This project is led by the Swedish National Courts Administration, in collaboration with Linköping University (LiU), the Swedish Defense Research Agency, and the Swedish Police Authority. AI Academy participants Nils Alenäs, Aleksi Maxim Andreev and Victor Lagerbring are working on the project. Its goal is to automate the protection and anonymization of sensitive information in legal documents.
Today, anonymization, sometimes called “masking”, is done manually by lawyers and administrative staff. This process takes a lot of time and resources. Automating it would free up valuable time for legal professionals and make the process faster, more accurate, and consistent across all courts. If successful, this solution could also be used by large companies, government agencies, and even the military and changing how sensitive data is handled everywhere.

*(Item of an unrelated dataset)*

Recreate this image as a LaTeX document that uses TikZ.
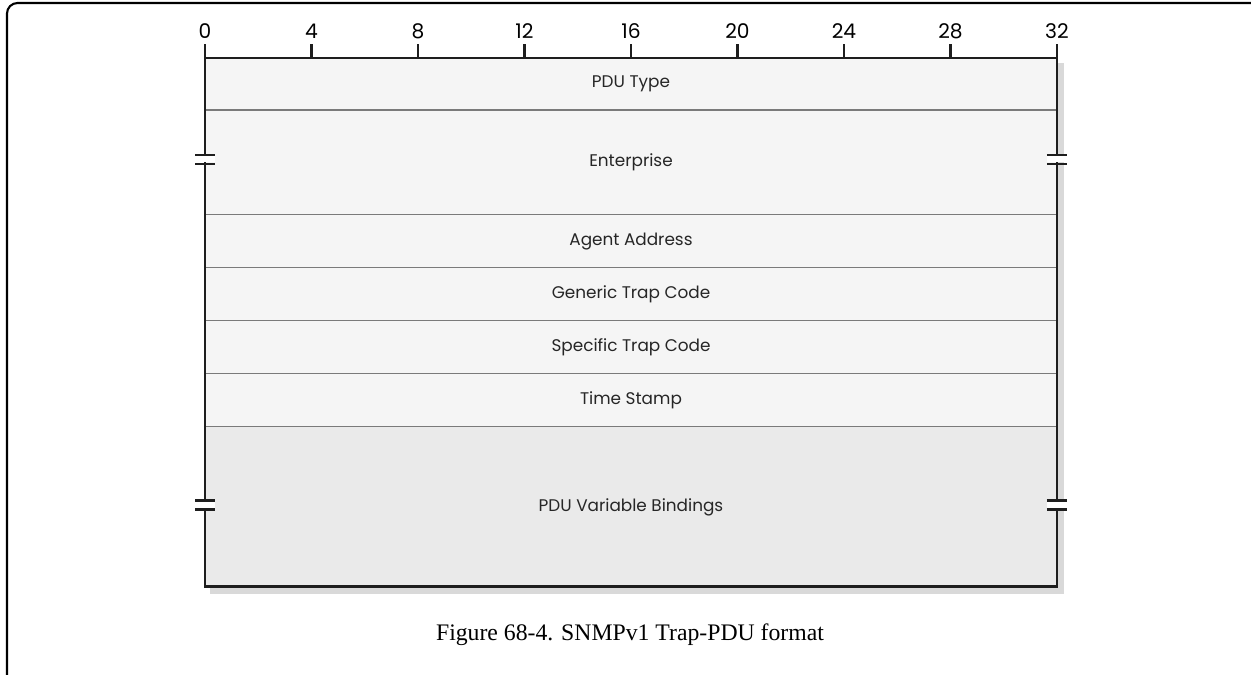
\documentclass[tikz,border=0pt]{standalone}
\usepackage{fontspec}
\setmainfont{Liberation Serif}
\newfontfamily\fieldfont{Poppins}
\usetikzlibrary{positioning,calc}
\definecolor{rowfill}{HTML}{F5F5F5}
\definecolor{varfill}{HTML}{EAEAEA}
\definecolor{rowline}{HTML}{7A7A7A}
\definecolor{framecol}{HTML}{1E1E1E}
\tikzset{field/.style={draw=rowline, fill=rowfill, line width=0.6pt,
  minimum width=17.04cm, inner sep=0pt, outer sep=0pt,
  font=\fieldfont\fontsize{9.6}{11}\selectfont, text=black!85},
  bitlbl/.style={font=\fieldfont\fontsize{11.5}{13}\selectfont, inner sep=0pt,
  anchor=base},
  brk/.style={line width=1.5pt, framecol}}

\begin{document}
\begin{tikzpicture}[x=0.02cm, y=-0.02cm]
  \useasboundingbox (0,0) rectangle (1251,675);
  % outer frame, cut at the right and bottom
  \begin{scope}
    \clip (0,0) rectangle (1251,675);
    \draw[line width=1.2pt, rounded corners=6pt] (7,3) rectangle (1275,690);
  \end{scope}
  % shadow
  \fill[black!15] (210,63) rectangle (1064,594);
  % fields
  \node[field, minimum height=1.04cm] (type) at (631,84) {PDU Type};
  \node[field, minimum height=2.1cm, below=0pt of type] (ent) {Enterprise};
  \node[field, minimum height=1.06cm, below=0pt of ent] (agent) {Agent Address};
  \node[field, minimum height=1.06cm, below=0pt of agent] (gen) {Generic Trap Code};
  \node[field, minimum height=1.06cm, below=0pt of gen] (spec) {Specific Trap Code};
  \node[field, minimum height=1.06cm, below=0pt of spec] (time) {Time Stamp};
  \node[field, fill=varfill, minimum height=3.2cm, below=0pt of time] (vars) {PDU Variable Bindings};
  \draw[framecol, line width=1.6pt] (type.north west) rectangle (vars.south east);
  % bit scale
  \foreach \b in {0,4,...,32} {
    \coordinate (t\b) at ($(type.north west)!\b/32!(type.north east)$);
    \draw[framecol, line width=1.3pt] (t\b) -- ++(0,-14);
    \node[bitlbl] (b\b) at ($(t\b)+(0,-20)$) {\b};
  }
  % breaks in the long fields
  \foreach \f/\dy in {ent/-3, vars/-2} {
    \foreach \s in {west, east} {
      \fill[white] ($(\f.\s)+(-10,\dy-3)$) rectangle ($(\f.\s)+(10,\dy+3)$);
      \draw[brk] ($(\f.\s)+(-10,\dy-4.5)$) -- ++(20,0);
      \draw[brk] ($(\f.\s)+(-10,\dy+4.5)$) -- ++(20,0);
    }
  }
  \node[font=\fontsize{13.5}{16}\selectfont] (cap) at (630,635) {Figure 68-4. SNMPv1 Trap-PDU format};
\end{tikzpicture}
\end{document}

The project uses AI technology based on Swedish BERT, a language model trained to understand Swedish text. It combines this with NER (Named Entity Recognition), which is a technique for finding specific types of information in text, such as names of people (PERSON), organizations (ORG), locations (LOC), and codes. Once these details are detected, they will be anonymized using methods like pseudonymization (replacing real names with fake ones) and format-preserving masking (keeping the same structure so the document looks natural). If the system is unsure, a human will review the case to ensure accuracy.
Because legal documents contain highly confidential information, the system will only be deployed within each individual court. It will not share data between courts, and the AI will only be trained on public and synthetic data, never on real court cases, so that privacy is fully protected.
To ensure high quality, the system will be tested using metrics like precision, recall, and F1-score. These are standard measures in AI that check how accurately the system finds and anonymizes sensitive information. Combined with user feedback, these evaluations will help guarantee that the final solution is both accurate and reliable, reducing workload and strengthening legal certainty.